Task brief: Leave out the pictures and set down exactly the lines from the start of the listing through the one with "const portfolioValues = [110, 0, 0, 0];", both included.

[START Source data]

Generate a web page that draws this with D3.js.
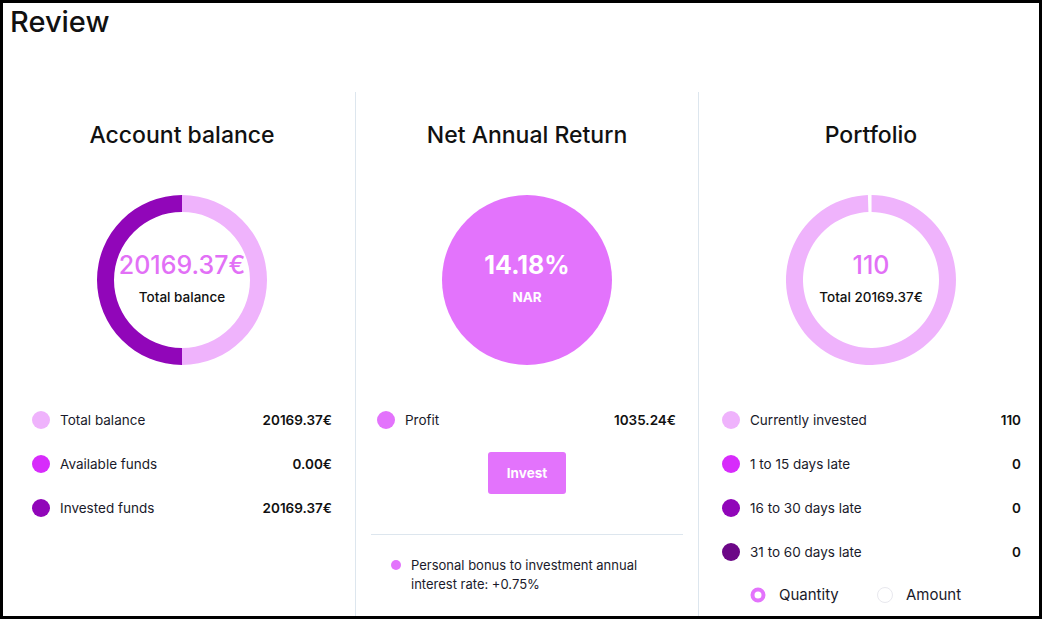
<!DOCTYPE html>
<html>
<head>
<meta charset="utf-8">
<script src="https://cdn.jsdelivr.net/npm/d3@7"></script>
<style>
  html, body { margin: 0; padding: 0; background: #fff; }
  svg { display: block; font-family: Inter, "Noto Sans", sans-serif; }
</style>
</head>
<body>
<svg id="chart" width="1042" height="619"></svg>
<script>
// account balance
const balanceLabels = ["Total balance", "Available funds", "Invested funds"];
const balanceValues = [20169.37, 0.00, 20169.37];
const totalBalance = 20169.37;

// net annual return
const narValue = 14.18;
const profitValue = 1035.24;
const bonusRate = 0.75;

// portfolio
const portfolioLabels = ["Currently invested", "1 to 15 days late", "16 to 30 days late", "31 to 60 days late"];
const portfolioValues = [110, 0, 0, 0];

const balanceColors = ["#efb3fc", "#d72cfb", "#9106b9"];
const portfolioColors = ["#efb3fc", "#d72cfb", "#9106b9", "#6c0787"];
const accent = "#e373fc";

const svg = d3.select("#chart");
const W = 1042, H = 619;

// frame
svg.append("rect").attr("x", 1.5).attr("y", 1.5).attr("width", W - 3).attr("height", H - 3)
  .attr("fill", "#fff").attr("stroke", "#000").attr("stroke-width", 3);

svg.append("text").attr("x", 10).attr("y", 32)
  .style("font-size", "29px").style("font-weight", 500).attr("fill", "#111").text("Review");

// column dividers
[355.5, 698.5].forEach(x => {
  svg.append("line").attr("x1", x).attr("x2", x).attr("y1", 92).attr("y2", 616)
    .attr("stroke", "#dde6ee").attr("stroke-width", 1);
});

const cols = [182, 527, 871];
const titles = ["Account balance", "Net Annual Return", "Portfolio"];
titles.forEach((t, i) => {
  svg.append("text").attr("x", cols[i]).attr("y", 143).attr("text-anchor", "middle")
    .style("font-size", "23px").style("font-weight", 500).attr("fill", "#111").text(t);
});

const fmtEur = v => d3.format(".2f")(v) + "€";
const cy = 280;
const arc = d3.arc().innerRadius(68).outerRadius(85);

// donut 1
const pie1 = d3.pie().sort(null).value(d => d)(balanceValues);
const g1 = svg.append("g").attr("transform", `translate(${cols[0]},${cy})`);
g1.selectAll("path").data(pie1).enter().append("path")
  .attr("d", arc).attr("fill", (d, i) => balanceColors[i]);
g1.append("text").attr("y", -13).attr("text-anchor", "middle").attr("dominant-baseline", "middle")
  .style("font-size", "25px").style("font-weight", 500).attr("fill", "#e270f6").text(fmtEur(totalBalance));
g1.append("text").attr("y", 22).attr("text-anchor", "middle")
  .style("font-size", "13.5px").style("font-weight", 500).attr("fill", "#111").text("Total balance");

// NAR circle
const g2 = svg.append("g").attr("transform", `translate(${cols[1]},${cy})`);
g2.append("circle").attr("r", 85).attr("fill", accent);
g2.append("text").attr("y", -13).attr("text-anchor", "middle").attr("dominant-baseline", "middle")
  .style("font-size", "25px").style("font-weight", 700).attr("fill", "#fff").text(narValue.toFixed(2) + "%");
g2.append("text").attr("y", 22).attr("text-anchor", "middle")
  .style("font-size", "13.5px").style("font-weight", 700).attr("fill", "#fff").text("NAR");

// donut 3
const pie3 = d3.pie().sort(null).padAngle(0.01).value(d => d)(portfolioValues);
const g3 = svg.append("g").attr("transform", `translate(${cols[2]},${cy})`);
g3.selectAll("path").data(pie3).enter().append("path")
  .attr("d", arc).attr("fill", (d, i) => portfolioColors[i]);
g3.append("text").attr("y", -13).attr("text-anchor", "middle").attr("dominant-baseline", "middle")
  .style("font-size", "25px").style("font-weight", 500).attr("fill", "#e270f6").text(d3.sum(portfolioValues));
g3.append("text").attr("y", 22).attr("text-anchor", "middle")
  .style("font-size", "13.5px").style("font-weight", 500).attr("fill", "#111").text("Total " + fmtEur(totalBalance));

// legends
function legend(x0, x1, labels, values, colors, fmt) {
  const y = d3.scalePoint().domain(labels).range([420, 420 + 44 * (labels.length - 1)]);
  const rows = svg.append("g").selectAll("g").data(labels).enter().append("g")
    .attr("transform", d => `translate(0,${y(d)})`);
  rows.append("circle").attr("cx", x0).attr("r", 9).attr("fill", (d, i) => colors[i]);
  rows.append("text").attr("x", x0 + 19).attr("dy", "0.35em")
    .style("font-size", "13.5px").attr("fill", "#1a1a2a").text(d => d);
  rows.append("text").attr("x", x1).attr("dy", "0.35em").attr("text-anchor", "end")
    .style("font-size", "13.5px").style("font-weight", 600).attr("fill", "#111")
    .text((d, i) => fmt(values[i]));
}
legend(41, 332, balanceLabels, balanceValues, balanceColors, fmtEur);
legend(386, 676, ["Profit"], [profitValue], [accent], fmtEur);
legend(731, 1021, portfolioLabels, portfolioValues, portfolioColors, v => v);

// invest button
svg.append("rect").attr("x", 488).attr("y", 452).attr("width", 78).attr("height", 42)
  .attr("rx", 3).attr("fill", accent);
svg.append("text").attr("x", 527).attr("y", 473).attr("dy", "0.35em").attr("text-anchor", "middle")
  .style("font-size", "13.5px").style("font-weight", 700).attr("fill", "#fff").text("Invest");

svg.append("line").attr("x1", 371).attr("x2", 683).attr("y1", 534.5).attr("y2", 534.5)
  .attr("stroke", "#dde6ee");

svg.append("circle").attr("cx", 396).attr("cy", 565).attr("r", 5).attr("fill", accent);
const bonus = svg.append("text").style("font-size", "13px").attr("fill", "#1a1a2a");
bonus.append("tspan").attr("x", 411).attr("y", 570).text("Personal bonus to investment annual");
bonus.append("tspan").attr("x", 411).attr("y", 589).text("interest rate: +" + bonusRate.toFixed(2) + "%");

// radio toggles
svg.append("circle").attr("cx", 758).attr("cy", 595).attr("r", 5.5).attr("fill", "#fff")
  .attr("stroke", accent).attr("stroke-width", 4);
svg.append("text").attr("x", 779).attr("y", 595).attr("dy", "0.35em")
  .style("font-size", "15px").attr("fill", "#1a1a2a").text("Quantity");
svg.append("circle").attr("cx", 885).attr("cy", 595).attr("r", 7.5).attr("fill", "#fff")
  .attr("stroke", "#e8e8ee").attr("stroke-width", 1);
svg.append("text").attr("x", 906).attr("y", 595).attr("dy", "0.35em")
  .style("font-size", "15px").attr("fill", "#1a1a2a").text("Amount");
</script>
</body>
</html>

[END Source data]

Written solution:
Generate a web page that draws this with D3.js.
<!DOCTYPE html>
<html>
<head>
<meta charset="utf-8">
<script src="https://cdn.jsdelivr.net/npm/d3@7"></script>
<style>
  html, body { margin: 0; padding: 0; background: #fff; }
  svg { display: block; font-family: Inter, "Noto Sans", sans-serif; }
</style>
</head>
<body>
<svg id="chart" width="1042" height="619"></svg>
<script>
// account balance
const balanceLabels = ["Total balance", "Available funds", "Invested funds"];
const balanceValues = [20169.37, 0.00, 20169.37];
const totalBalance = 20169.37;

// net annual return
const narValue = 14.18;
const profitValue = 1035.24;
const bonusRate = 0.75;

// portfolio
const portfolioLabels = ["Currently invested", "1 to 15 days late", "16 to 30 days late", "31 to 60 days late"];
const portfolioValues = [110, 0, 0, 0];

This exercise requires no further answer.